Postgresql – How to select subset JSON with PostgresQL

jsonpostgresqlpostgresql-performancesubquery

I'm trying to deal with a JSON column that does not have an explicit JSON schema or convention. There are varying keys within the JSON. Some keys do not exist, some keys do exist but empty string values.

For example:

CREATE TABLE json_table (
    id         int,
    json_data   json
);

INSERT INTO json_table (id, json_data) VALUES
  (1, '{"foo" : "bar", "baz": "biz"}');
  (2, '{"foo" : "", "baz": "biz"}');
  (3, '{"hello" : "world"}');
  (4, '{"hello" : "world2", "foo" : "bar2", "baz" : "" }');
  1. Is it possible to query this table and select/yield a subset of json_data with only key-value pairs that are non-empty strings?

  2. Is it possible to query this table and select records that contain JSON keys that are within a given list? (I essentially want to find records with json_data that have the key "foo")

For #2 I do have a solution that selects only records where json_data keys are within a regex pattern:

SELECT tmp.* 
FROM (
    SELECT id, 
           ARRAY(SELECT json_object_keys(json_data))::text AS keys
    FROM json_table
) tmp 
WHERE tmp.keys LIKE ANY(ARRAY['%foo%', '%bar%']);

This yields:

"id","keys"
1,"{foo,baz}"
2,"{foo,baz}"
4,"{hello,foo,baz}"

But there's a caveat! I'm returning records that DO have the keys, but empty string values! Is there a way to incorporate a solution to #1 into this and pre-filter the JSON to only "valid" key-value pairs?

Best Answer

You can remove the empty values during aggregation. And use an array operator in the final select to get only rows that contain a specific key:

SELECT tmp.* 
FROM (
  SELECT id, 
         ARRAY(SELECT t.k
               from json_each_text(json_data) as t(k,v)
               where nullif(trim(t.v),'') is not null) AS keys
  FROM json_table
) tmp 
WHERE keys && array['foo','bar']
;

If you want the complete JSON values, rather than just the keys, you can use something like this:

SELECT tmp.* 
FROM (
  SELECT id, 
         (SELECT jsonb_object_agg(t.k, t.v)
               from json_each_text(json_data) as t(k,v)
               where nullif(trim(t.v),'') is not null) AS keys
  FROM json_table
) tmp 
WHERE keys ?| array['foo','bar']
;

(Note that I am using jsonb for the result in this case as that is much more flexible to handle. In general it's recommended to prefer jsonb over json these days)

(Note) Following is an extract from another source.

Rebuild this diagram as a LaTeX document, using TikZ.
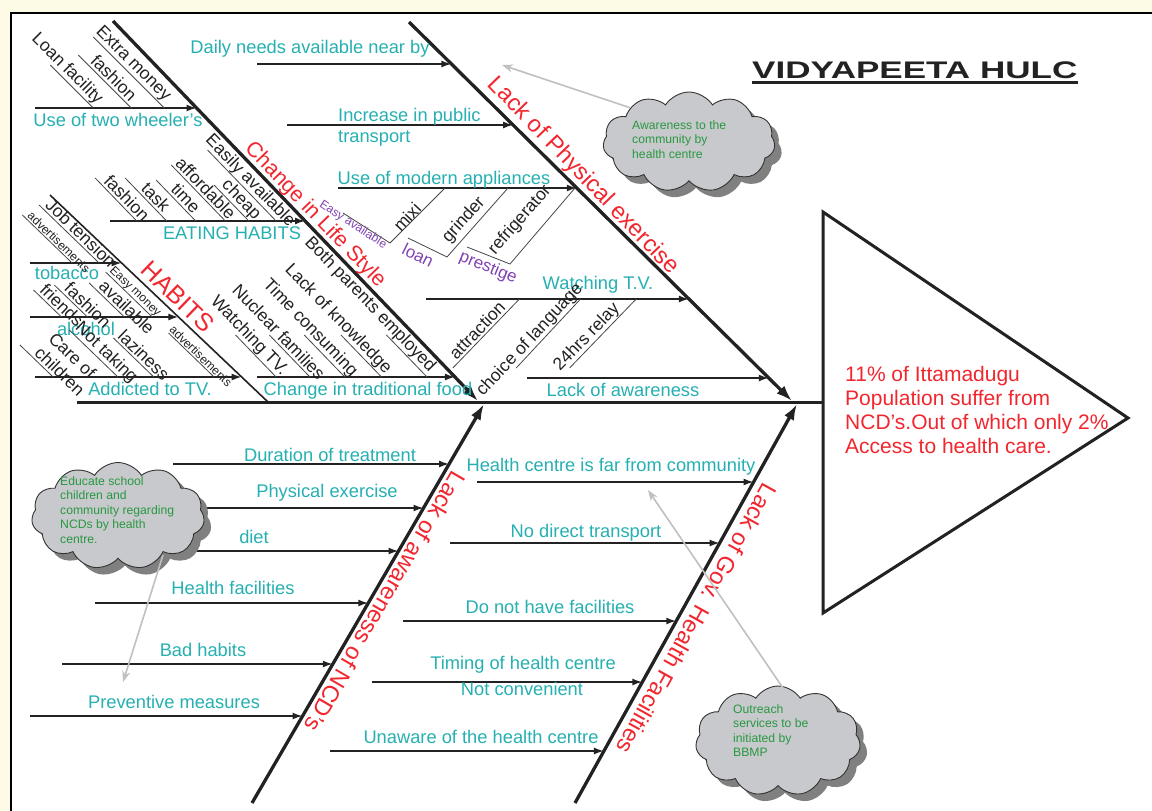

If you need to cleanup the json frequently, you might want to consider writing a function for that:

create function non_empty_values(p_input jsonb)
  returns jsonb
as
$$
  SELECT jsonb_object_agg(t.k, t.v)
  from jsonb_each(jsonb_strip_nulls(p_input)) as t(k,v)
  where trim(t.v::text) <> '';
$$
language sql
immutable;